The best allegations Microsoft (Bing) could come up with, contained in its antitrust complaint filed in the EU last year, are as follows: Google does not allow Bing to fully index the content on Google-owned websites like Youtube. The first thing that comes to mind: This is a pretty thin reed on which to build an antitrust case. A claim based on this YouTube argument does not go to monopolization of the entire search market and does not explain Google’s dominance in that market. The second consideration: this is an essential facilities case. Here, ability to index YouTube is basically the essential facility. Microsoft is arguing that it needs this ability and that Google’s denying it this ability is harming it and therefore competition. That argument is a tenuous one for a number of reasons. First, it is a big leap of faith to treat the ability to index YouTube content as an essential facility. Second, it is unclear how competition is harmed in any tangible way. If the consumer does not like the video search results on Yahoo or Bing, they can just use Google. Meanwhile, Bing continues to gain market share. Any harm to competition in this scenario is speculative and difficult to quantify. Finally, the Supreme Court has never endorsed the essential facilities doctrine. There are very few published antitrust cases in which the plaintiff has prevailed when the claim was based solely on essential facilities. It is not a strong argument.
However, just today in a new CNET article, Barnett lays out another possible avenue of attacking Google: Google is using its dominant position in the market to unfairly prioritize its own services over those of its competitors. A good example is Google Flights, which is given priority over Expedia, Travelocity, etc. Again, this is not a compelling argument. I frequently fly from Fort Lauderdale to Baltimore. I just ran a Google search for that exact term: Fort Lauderdale to Baltimore. The search results included the following: (1) Three sponsored listings at the top of the page done through Google AdWords. One of these was by Orbitz and another was by Southwest (2) Google’s own sponsored listing (below the normal top three ads) for Google Flights. This listing came with a disclaimer that indicated it was sponsored and also indicated that Google could be compensated by the third party service providers listed therein (3) Natural search results: Fare Compare, Kayak, Expedia, etc . (4) More sponsored listings to the right, including Orbitz, American Airlines and Kayak. This is a weak foundation for a possible antitrust claim. As with the YouTube theory, this is an example of allegedly anticompetitive conduct that does not really implicate the online search market at large. If someone – even the FTC – chose to use this as the predicate for an antitrust action, they would still be required to satisfy the most basic elements of an antitrust claim. What is the market? The market clearly is not the online search market— that is far too broad. Is it the market for in internet searches for plane tickets? What about reasonable interchangeability? If a consumer looking to book a plane ticket from Miami to DC can search on Google or Yahoo or Kayak or Expeia— aren’t these all reasonably interchangeable? If the market is broadly defined, Google may arguably not even be a monopolist in that market.

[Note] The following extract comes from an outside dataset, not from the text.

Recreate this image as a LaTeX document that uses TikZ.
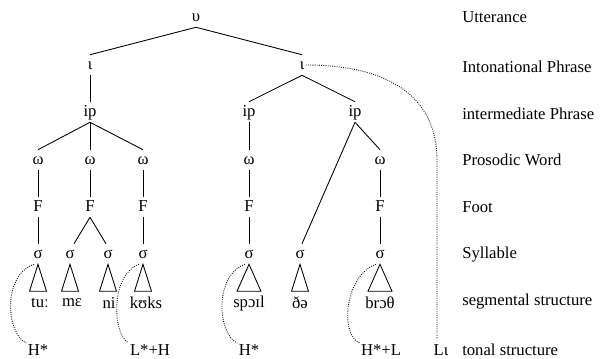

Clearly, however, Google’s opponents are pushing for a much different (and downright silly) market definition: The market for being at the top of the page in a Google search for plane tickets. Once again, this starts to sound an awful lot like the essential facilities doctrine. Facility: being at the top of the page. But it gets even more complicated. There are sponsored ads at the very top of the page. There are the top rankings in a natural search. And then there is that spot in between where Google Flight has its own sponsored listing for its services. So the essential facilities argument is even more absurdly nuanced: the essential facility is being in the exact spot where Google Flights has a sponsored listing. To anybody who has studied or practiced antitrust law, this Is, of course, utter nonsense. Expedia (or Travelocity or any other competitor) is basically arguing that this particular spot on the front page of a Google search amounts to an essential facility. This is a far cry from Aspen Skiing and an arguably essential facility. There is nothing essential about it. Can Expedia et al still compete? Of course. They can improve their content to get the first hit in the natural search results (as most consumers click on natural search results vs. sponsored listings). Or they can buy Google AdWords and obtain the very top listing among the sponsored results. Moving beyond the essential facilities doctrine, there is the even bigger point about competition: Where is the harm to competition or the consumer? It is nowhere to be found. The consumer can easily scroll down the page and look for the Expedia listing. Or, they can just type Expedia.com into the browser.
Just to see what others were thinking on this point, I ran a search for Google and essential facilities. Apparently, I’m not alone in viewing this Google antitrust nonsense as, well, exactly that: nonsense. See, e.g., Robert H. Bork & J. Gregory Sidak, Journal of Competition Law and Economics, Vol. 8 (2012) “What Does the Chicago School Teach About Internet Search and the Antitrust Treatment of Google.”